The former president was on trial for spying on opposition and embezzling US$45 million from the federal school lunch program.
A Panamanian criminal court ruled former president Ricardo Martinelli not guilty of charges that he spied on 150 people, including politicians, union leaders and journalists during his 2009-2014 presidency, and ordered his release.
According to the verdict read by one of the three judges involved, prosecutors "failed to prove" their theory and "reasonable doubts arose" about the accusations presented.
"The trial court considers that Mr. Ricardo Martinelli is not guilty of the crimes accused ... and the precautionary measure against him is lifted and his immediate freedom is ordered," Judge Raul Vergara read in the courtroom, according to EFE.

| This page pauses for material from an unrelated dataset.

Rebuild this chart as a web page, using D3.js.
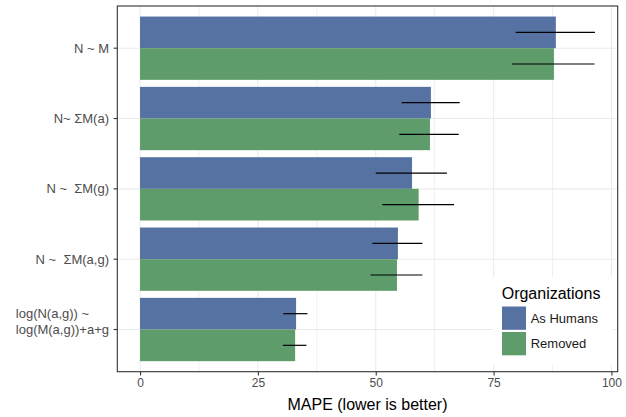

The once-Panamanian president, Martinelli, has also been accused of embezzling US$45 million from Panama's federal school lunch program.
Martinelli thanked his lawyers to reporters after his not-guilty verdict was announced.
Earlier Friday, it was reported that evidence provided by Panamanian Public Prosecutor Ricaurte Gonzalez gave weight to the allegations and the prosecutor filed a request that the court rule and make an example of Martinelli by delivering a 21-year sentence for his violation of privacy.
"The time has come to change history," Gonzalez insisted as the hearing wound down Thursday.
According to Panama America media, Martinelli said at closing remarks Aug. 8, "Here I am the victim ... I never gave an order in the National Security Council to follow anyone; I never used the resources of the state to commit any wrongdoing," the ex-president said on entering court Friday.
This was the first time a Panamanian president has been tried in a criminal court. Martinelli previously attempted to avoid the event by escaping to the U.S. in 2015. He was extradited in 2018 and held in a pretrial detention for the year before being released on house arrest last June when the trial began.